When asked about Mike Evans' speed and fit as a "speed in space" player, Jason Licht twice said "the drat isn't over yet, " which seems like a pretty strong hint that they could take another receiver in this draft.
Top targets: Marqise Lee, USC; Jordan Matthews, Vanderbilt; Davante Adams, Fresno State; Paul Richardson, Colorado.
The Tampa Bay Buccaneers brought in a slew of quarterbacks before the draft, repeatedly talked about wanting athleticism at quarterback and were reported to have placed Mike Glennon the trade block. All of that made sense, as Glennon seemed a poor fit for Jeff Tedford's offense. But in yesterday's press conference, Lovie Smith changed his mind: "Mike Glennon is our quarterback for the future."

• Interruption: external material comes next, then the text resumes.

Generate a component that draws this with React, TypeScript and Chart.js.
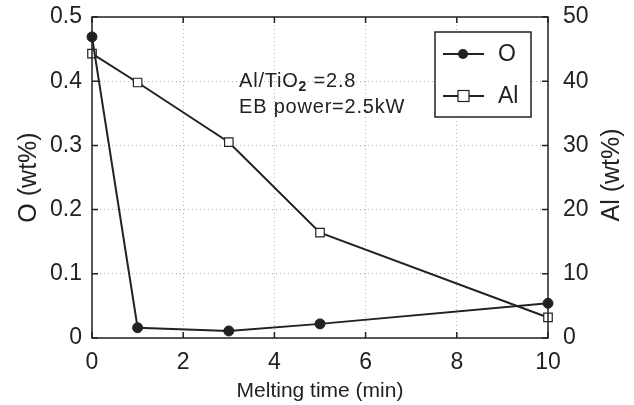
import React, { useEffect, useRef } from "react";
import { Chart, registerables } from "chart.js";

Chart.register(...registerables);

const meltingTime = [0, 1, 3, 5, 10];
const oxygenWt = [0.469, 0.016, 0.011, 0.022, 0.054];
const aluminumWt = [44.3, 39.8, 30.5, 16.4, 3.2];
const xTicks = [0, 2, 4, 6, 8, 10];
const annotationLines = ["Al/TiO", "EB power=2.5kW"];

const FONT = "'Liberation Sans', Arial, Helvetica, sans-serif";

const framePlugin = {
  id: "frame",
  afterDraw(chart: any) {
    const { ctx, chartArea } = chart;
    const { left, right, top, bottom } = chartArea;
    const sx = chart.scales.x;
    const sy = chart.scales.y;
    const sy1 = chart.scales.y1;
    ctx.save();
    ctx.strokeStyle = "#222";
    ctx.lineWidth = 1.5;
    ctx.beginPath();
    sy.ticks.forEach((t: any) => {
      const p = sy.getPixelForValue(t.value);
      ctx.moveTo(left, p);
      ctx.lineTo(left + 6, p);
    });
    sy1.ticks.forEach((t: any) => {
      const p = sy1.getPixelForValue(t.value);
      ctx.moveTo(right, p);
      ctx.lineTo(right - 6, p);
    });
    sx.ticks.forEach((t: any) => {
      const p = sx.getPixelForValue(t.value);
      ctx.moveTo(p, bottom);
      ctx.lineTo(p, bottom - 6);
      ctx.moveTo(p, top);
      ctx.lineTo(p, top + 6);
    });
    ctx.stroke();
    ctx.strokeRect(left, top, right - left, bottom - top);

    ctx.fillStyle = "#222";
    ctx.font = `25px ${FONT}`;
    ctx.textAlign = "center";
    ctx.textBaseline = "middle";
    ctx.save();
    ctx.translate(612, 175);
    ctx.rotate(-Math.PI / 2);
    ctx.fillText("Al (wt%)", 0, 0);
    ctx.restore();

    ctx.textAlign = "left";
    ctx.textBaseline = "alphabetic";
    (ctx as any).letterSpacing = "0.8px";
    ctx.font = `20px ${FONT}`;
    const ax = 239;
    const ay = 87;
    ctx.fillText(annotationLines[0], ax, ay);
    let w = ctx.measureText(annotationLines[0]).width;
    ctx.font = `bold 14px ${FONT}`;
    ctx.fillText("2", ax + w, ay + 4);
    w += ctx.measureText("2").width;
    ctx.font = `20px ${FONT}`;
    ctx.fillText(" =2.8", ax + w, ay);
    ctx.fillText(annotationLines[1], ax, ay + 26);
    (ctx as any).letterSpacing = "0px";

    ctx.lineWidth = 1.5;
    ctx.fillStyle = "#fff";
    ctx.fillRect(435, 32, 96, 85);
    ctx.strokeRect(435, 32, 96, 85);
    const rows = [54, 96];
    chart.data.datasets.forEach((ds: any, i: number) => {
      const y = rows[i];
      ctx.strokeStyle = "#222";
      ctx.lineWidth = 2;
      ctx.beginPath();
      ctx.moveTo(443, y);
      ctx.lineTo(484, y);
      ctx.stroke();
      ctx.lineWidth = 1.2;
      if (ds.pointStyle === "rect") {
        ctx.fillStyle = "#fff";
        ctx.fillRect(458, y - 5.5, 11, 11);
        ctx.strokeRect(458, y - 5.5, 11, 11);
      } else {
        ctx.fillStyle = "#222";
        ctx.beginPath();
        ctx.arc(463, y, 5, 0, Math.PI * 2);
        ctx.fill();
      }
      ctx.fillStyle = "#222";
      ctx.font = `23px ${FONT}`;
      ctx.textBaseline = "middle";
      ctx.fillText(ds.label, 498, y + 1);
    });
    ctx.restore();
  },
};

export default function App() {
  const ref = useRef<HTMLCanvasElement | null>(null);
  useEffect(() => {
    if (!ref.current) return;
    const gridCommon = {
      color: "#b0b0b0",
      lineWidth: 1,
      drawTicks: false,
    };
    const chart = new Chart(ref.current, {
      type: "line",
      data: {
        datasets: [
          {
            label: "O",
            data: meltingTime.map((t, i) => ({ x: t, y: oxygenWt[i] })),
            yAxisID: "y",
            borderColor: "#222",
            borderWidth: 2,
            pointStyle: "circle",
            pointRadius: 5,
            pointBackgroundColor: "#222",
            pointBorderColor: "#222",
            pointBorderWidth: 1,
          },
          {
            label: "Al",
            data: meltingTime.map((t, i) => ({ x: t, y: aluminumWt[i] })),
            yAxisID: "y1",
            borderColor: "#222",
            borderWidth: 2,
            pointStyle: "rect",
            pointRadius: 6,
            pointBackgroundColor: "#fff",
            pointBorderColor: "#222",
            pointBorderWidth: 1.2,
          },
        ],
      },
      options: {
        animation: false,
        responsive: false,
        clip: false as any,
        layout: { padding: { top: 17, left: 0, right: 0, bottom: 0 } },
        plugins: { legend: { display: false }, tooltip: { enabled: false } },
        scales: {
          x: {
            type: "linear",
            min: 0,
            max: 10,
            afterBuildTicks: (s: any) => {
              s.ticks = xTicks.map((v) => ({ value: v }));
            },
            afterFit: (s: any) => {
              s.height = 67;
              s.paddingLeft = 0;
              s.paddingRight = 0;
            },
            grid: gridCommon,
            border: { display: false, dash: [1, 3] },
            ticks: { color: "#222", font: { family: FONT, size: 23 }, padding: 11 },
            title: {
              display: true,
              text: "Melting time (min)",
              color: "#222",
              font: { family: FONT, size: 21 },
              padding: { top: 0, bottom: 1 },
            },
          },
          y: {
            type: "linear",
            position: "left",
            min: 0,
            max: 0.5,
            ticks: {
              stepSize: 0.1,
              color: "#222",
              font: { family: FONT, size: 23 },
              padding: 10,
            },
            afterFit: (s: any) => {
              s.width = 92;
              s.paddingTop = 0;
              s.paddingBottom = 0;
            },
            grid: gridCommon,
            border: { display: false, dash: [1, 3] },
            title: {
              display: true,
              text: "O (wt%)",
              color: "#222",
              font: { family: FONT, size: 25 },
              padding: { top: 14, bottom: 0 },
            },
          },
          y1: {
            type: "linear",
            position: "right",
            min: 0,
            max: 50,
            ticks: {
              stepSize: 10,
              color: "#222",
              font: { family: FONT, size: 23 },
              padding: 7,
            },
            afterFit: (s: any) => {
              s.width = 86;
              s.paddingTop = 0;
              s.paddingBottom = 0;
            },
            grid: { display: false },
            border: { display: false },
          },
        },
      },
      plugins: [framePlugin],
    } as any);
    return () => chart.destroy();
  }, []);
  return (
    <div style={{ position: "fixed", left: 0, top: 0, width: 634, height: 405, background: "#fff" }}>
      <canvas ref={ref} width={634} height={405} />
    </div>
  );
}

That may be a smokescreen, although Lovie was a lot more emphatic than he usually is, or the previous interest in athletic quarterbacks may have been a smokescreen instead. Who knows? We can't rule out quarterback as an option for the Bucs, but it certainly seems to be a lot less likely.
Top targets: Derek Carr, Fresno State; Jimmy Garoppolo, Eastern Illinois; Brett Smith, Wyoming.
Bucs' remaining picks
|Traded to Jets
|Traded to Bears
|9 (from Bills)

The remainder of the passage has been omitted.